Predicting Factuality of Reporting and Bias of News Media Sources¶
Authors: Ramy Baly, Georgi Karadzhov, Dimitar Alexandrov, James Glass, Preslav Nakov
Venue: arXiv preprint, 2018 — arXiv:1810.01765
TL;DR¶
This paper frames predicting news media factuality and bias as classification tasks at the news outlet level rather than at the claim or article level. The authors extract 141 features from multiple sources (articles, Wikipedia, Twitter, URL structure, web traffic) and train SVM classifiers, creating a dataset of 1,066 websites manually annotated for both factuality (low/mixed/high) and bias (7-point political scale). Results show textual features from articles are most predictive for factuality, while Wikipedia and Twitter information help with bias detection; combining feature types yields the best performance.
Contributions¶
- Media-level profiling: Shift focus from individual claims to characterizing entire news outlets as a prior for fact-checking systems
- Large-scale dataset: Release 1,066 websites with annotations for both factuality and bias, 1–2 orders of magnitude larger than prior work
- Multi-source feature extraction: Design 141 features spanning article text, Wikipedia presence, Twitter profiles, URL structure, and traffic patterns
- Feature ablation: Demonstrate complementary value of different feature families; textual features dominate for factuality while bias benefits from diverse signals
Method¶
The authors model factuality (Low, Mixed, High) and bias (7-point scale from Extreme-Left to Extreme-Right) as separate classification tasks using Support Vector Machines.

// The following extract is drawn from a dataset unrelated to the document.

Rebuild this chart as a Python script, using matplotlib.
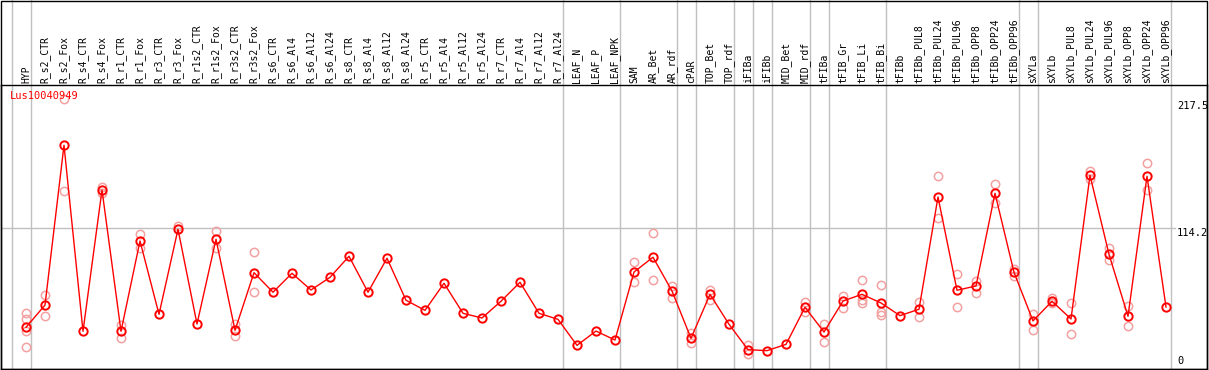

Data collection: They curate labels from the Media Bias/Fact Check (MBFC) website, which provides manual annotations of news outlets' factuality and political slant. They filter to 1,066 websites where both labels are available or readily inferred (e.g., a satirical outlet is low-factuality).
Feature families:
-
Articles: 141 features including structural properties (POS tags, readability), sentiment scores, engagement metrics (share/like counts), topic-based lexicons, text complexity, bias-related word lexicons, and morality foundation theory features.
-
Wikipedia: Binary presence/absence of a Wikipedia page; seven vector representations using word embeddings from the article's content, infobox, summary, categories, and table of contents; counts of friends/statuses/favorites.
-
Twitter: Account properties (verification status, account age, location presence); tweet-level description vector (Google News embeddings).
-
URL: Character-based n-gram features (1–2-grams), orthographic properties (length, sections, special characters), credibility indicators (HTTPS usage, blog-hosting platforms, top-level domains like .gov).
-
Web Traffic: Alexa Rank as a single feature (less discriminative than expected).
Classification: SVM with RBF kernel, hyperparameters tuned via 5-fold cross-validation. Results reported as Macro-F₁, accuracy, and MAE (for ordinal regression variant).
Results¶
Headline numbers (5-fold cross-validation on full feature set):
- Factuality: 58.02 Macro-F₁ (64.35 accuracy, 0.43 MAE)
- Article features yield best individual performance (58.02 Macro-F₁)
- Wikipedia features contribute meaningfully (55.52 Macro-F₁ alone)
-
URL and Twitter features improve modestly when combined
-
Bias (7-point): 36.63 Macro-F₁ (41.74 accuracy, 1.15 MAE)
- Twitter features most useful (21.38 Macro-F₁), especially counts (friends, statuses, favorites)
- Wikipedia features also important (30.92 Macro-F₁)
- Article features less effective for bias detection than factuality
Ablation studies show feature types are complementary; removing any major family reduces performance, especially for bias. The best model for factuality excludes Web traffic features (negligible contribution), while bias benefits from all feature families.
Connections¶
- Baly et al. 2019 extends this approach to jointly model trustworthiness and political ideology as ordinal regression
- Nakov et al. 2021 surveys the landscape of media profiling for factuality and bias
- Related to Horne et al. 2018 on media bias detection and Shu et al. 2018 on fake news datasets
- Contrasts with claim-level fact-checking (Computational fact checking from knowledge networks) by operating at the media source level
Notes¶
This is a foundational paper in source-level profiling for fake news and media bias. Its main contribution is reframing the task from evaluating individual claims to profiling entire outlets—a practical distinction for deployment on new articles before manual verification. The breadth of features (textual, behavioral, structural) and systematic ablation provide useful baselines for later work.
The dataset is manually curated from MBFC, limiting it to English-language sources known to public fact-checking orgs; coverage of non-Western outlets or emerging misinformation sources may be sparse. The reliance on Wikipedia and Twitter presence also creates a bias toward outlets with high digital footprints. The paper does not deeply explore the correlation between factuality and bias, though later work by Baly et al. (2019) explicitly models this joint structure.